To me, this almost feels like one of those “political discourse is dead and impossible” kinda moments. We’ve been arguing about Obamacare for years now, and we still can’t even find common ground on what basic terms mean in the discussion. That’s depressing.


Does anyone have any thoughts about this? Is political conversation dead?


What’s the conservative’s dream for the future?

So Matt Walsh‘s blog is “top post” on wordpress at the moment, and I must confess to being a little confused. As far as I can tell, his advice is basically: “Ladies, don’t be in the situation you’re in”, which is unhelpful at best. He spends a lot of time being upset that someone might have to pay for a product or a service for a third party- let’s all agree to never tell him what taxes or insurance are (i don’t think he could handle the strain).


In all honesty, his post really did make me ponder: what will a “conservative”s issues be in the 2020 elections? I’d bet solid money that a “liberal” will still identify with some sort of “equality” focussed agenda. Most people I know that identify as liberal/progressive/lefty talk about most social/political issues from a fairly simple value set; “equality” is the key idea, or perhaps it’s phrased as “equal opportunity”. Schools, Gay Marriage, Immigration, Obamacare- they’re all different facets of the same “equal access to opportunity” kind of idea. But what is someone like Matt Walsh’s underlying idea?

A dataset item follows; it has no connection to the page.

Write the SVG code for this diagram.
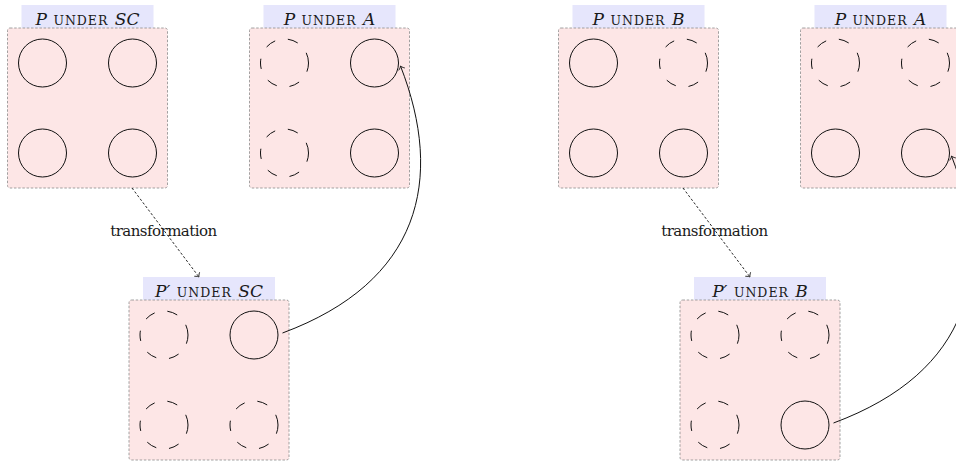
<svg xmlns="http://www.w3.org/2000/svg" width="956" height="464" viewBox="0 0 956 464">
  <style>
    .box { fill: #fde6e6; stroke: #8a8a8a; stroke-width: 0.8; stroke-dasharray: 2.5 1.7; }
    .tag { fill: #e6e6fc; stroke: none; }
    .c { fill: none; stroke: #111; stroke-width: 1; }
    .d { fill: none; stroke: #111; stroke-width: 1; stroke-dasharray: 10.5 13; }
    text { font-family: "DejaVu Serif", "Liberation Serif", serif; fill: #1a1a1a; }
    .lbl { font-size: 17px; text-anchor: middle; word-spacing: 1px; }
    .it { font-style: italic; }
    .sc { font-size: 12.5px; letter-spacing: 1px; }
    .note { font-size: 15px; text-anchor: middle; }
    .edge { fill: none; stroke: #111; stroke-width: 1; marker-end: url(#tip); }
    .dash { stroke-width: 0.9; stroke-dasharray: 2.5 2; }
  </style>
  <defs>
    <marker id="tip" viewBox="-4 -4 5 8" refX="0" refY="0" markerWidth="5" markerHeight="8" markerUnits="userSpaceOnUse" orient="auto" overflow="visible">
      <path d="M-3.2,-3 C-2,-1.2 -0.6,-0.3 0,0 C-0.6,0.3 -2,1.2 -3.2,3" fill="none" stroke="#111" stroke-width="0.8" stroke-dasharray="none" stroke-linecap="round"/>
    </marker>
    <!-- dashed ring, traced counter-clockwise from 3 o'clock -->
    <path id="ring" d="M24,0 A24,24 0 1 0 -24,0 A24,24 0 1 0 24,0"/>
    <rect id="frame" x="0" y="0" width="160" height="160" rx="2.5" ry="2.5"/>
    <rect id="tagbg" x="14" y="-23" width="132" height="23"/>
  </defs>

  <!-- left scenario -->
  <g id="p-sc" transform="translate(7.5,28)">
    <use href="#tagbg" class="tag"/>
    <use href="#frame" class="box"/>
    <text class="lbl" x="80" y="-3"><tspan class="it">P</tspan> <tspan class="sc">UNDER</tspan> <tspan class="it">SC</tspan></text>
    <circle class="c" cx="35" cy="35" r="24"/>
    <circle class="c" cx="125" cy="35" r="24"/>
    <circle class="c" cx="35" cy="125" r="24"/>
    <circle class="c" cx="125" cy="125" r="24"/>
  </g>

  <g id="p-a-left" transform="translate(249.5,28)">
    <use href="#tagbg" class="tag"/>
    <use href="#frame" class="box"/>
    <text class="lbl" x="80" y="-3"><tspan class="it">P</tspan> <tspan class="sc">UNDER</tspan> <tspan class="it">A</tspan></text>
    <use href="#ring" class="d" x="35" y="35"/>
    <circle class="c" cx="125" cy="35" r="24"/>
    <use href="#ring" class="d" x="35" y="125"/>
    <circle class="c" cx="125" cy="125" r="24"/>
  </g>

  <g id="pp-sc" transform="translate(129,300)">
    <use href="#tagbg" class="tag"/>
    <use href="#frame" class="box"/>
    <text class="lbl" x="80" y="-3"><tspan class="it">P′</tspan> <tspan class="sc">UNDER</tspan> <tspan class="it">SC</tspan></text>
    <use href="#ring" class="d" x="35" y="35"/>
    <circle class="c" cx="125" cy="35" r="24"/>
    <use href="#ring" class="d" x="35" y="125"/>
    <use href="#ring" class="d" x="125" y="125"/>
  </g>

  <!-- right scenario -->
  <g id="p-b" transform="translate(558.5,28)">
    <use href="#tagbg" class="tag"/>
    <use href="#frame" class="box"/>
    <text class="lbl" x="80" y="-3"><tspan class="it">P</tspan> <tspan class="sc">UNDER</tspan> <tspan class="it">B</tspan></text>
    <circle class="c" cx="35" cy="35" r="24"/>
    <use href="#ring" class="d" x="125" y="35"/>
    <circle class="c" cx="35" cy="125" r="24"/>
    <circle class="c" cx="125" cy="125" r="24"/>
  </g>

  <g id="p-a-right" transform="translate(800.5,28)">
    <use href="#tagbg" class="tag"/>
    <use href="#frame" class="box"/>
    <text class="lbl" x="80" y="-3"><tspan class="it">P</tspan> <tspan class="sc">UNDER</tspan> <tspan class="it">A</tspan></text>
    <use href="#ring" class="d" x="35" y="35"/>
    <use href="#ring" class="d" x="125" y="35"/>
    <circle class="c" cx="35" cy="125" r="24"/>
    <circle class="c" cx="125" cy="125" r="24"/>
  </g>

  <g id="pp-b" transform="translate(680,300)">
    <use href="#tagbg" class="tag"/>
    <use href="#frame" class="box"/>
    <text class="lbl" x="80" y="-3"><tspan class="it">P′</tspan> <tspan class="sc">UNDER</tspan> <tspan class="it">B</tspan></text>
    <use href="#ring" class="d" x="35" y="35"/>
    <use href="#ring" class="d" x="125" y="35"/>
    <use href="#ring" class="d" x="35" y="125"/>
    <circle class="c" cx="125" cy="125" r="24"/>
  </g>

  <!-- connectors -->
  <g id="connectors">
    <path class="edge dash" d="M132,188 L199,277"/>
    <text class="note" x="163.7" y="236" textLength="107" lengthAdjust="spacing">transformation</text>
    <path class="edge" d="M282.5,333 C420,282 445,180 400.5,66"/>

    <path class="edge dash" d="M683,188 L750,277"/>
    <text class="note" x="714.7" y="236" textLength="107" lengthAdjust="spacing">transformation</text>
    <path class="edge" d="M833.5,423 C971,372 996,270 951.5,156"/>
  </g>
</svg>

I hear a lot about liberty and tyranny, but I honestly can’t make the connection to policy and argument. “Don’t tread on me” is a common rallying cry, but is it the core value of a conservative? Consider the Hobby Lobby court case: it isn’t at all obvious that one side or the other is on the side of “Liberty”. Both sides are arguing that certain people should be allowed to make certain choices, even though these choices will limit other people’s behavior. Looking just at the structure of the Hobby Lobby corporation, we can see that (statistically)there should be several hundred employees of HL who want access the IUDs as part of their health plan, and there is a family that feels very very strongly that for these women to get access IUDs would be morally wrong. On the one side, we have hundreds of women being told that they aren’t allowed to buy certain health plans, on the other side we have about a dozen people being told that they can’t control their employees sex lives. I’d bet that the religious family fees more strongly per member, but that’s not the same as saying that their choices are more important than their employees. The conservative value of “liberty” doesn’t really help us make a decision in this case, because we still have to wrestle with the questions of whose liberty do we prioritize, and how?

So where is Matt Walsh coming from? Where is the conservative’s point of view in this? Is there a “conservative” set of values that is both applicable now and in the future, or is the conservative perspective just anti-progressive? Because the progressives can say they are coming from an “equality” sort of position, does this mean that the only value open to conservatives is some sort of anti-equality? I can imagine a party and a pundit/media class that continues to fight against the progressives for a long time, and it’s not hard to imagine one that is fairly successful. What I can’t wrap my head around is the values that a normal person would need to have in order to follow this hypothetical party.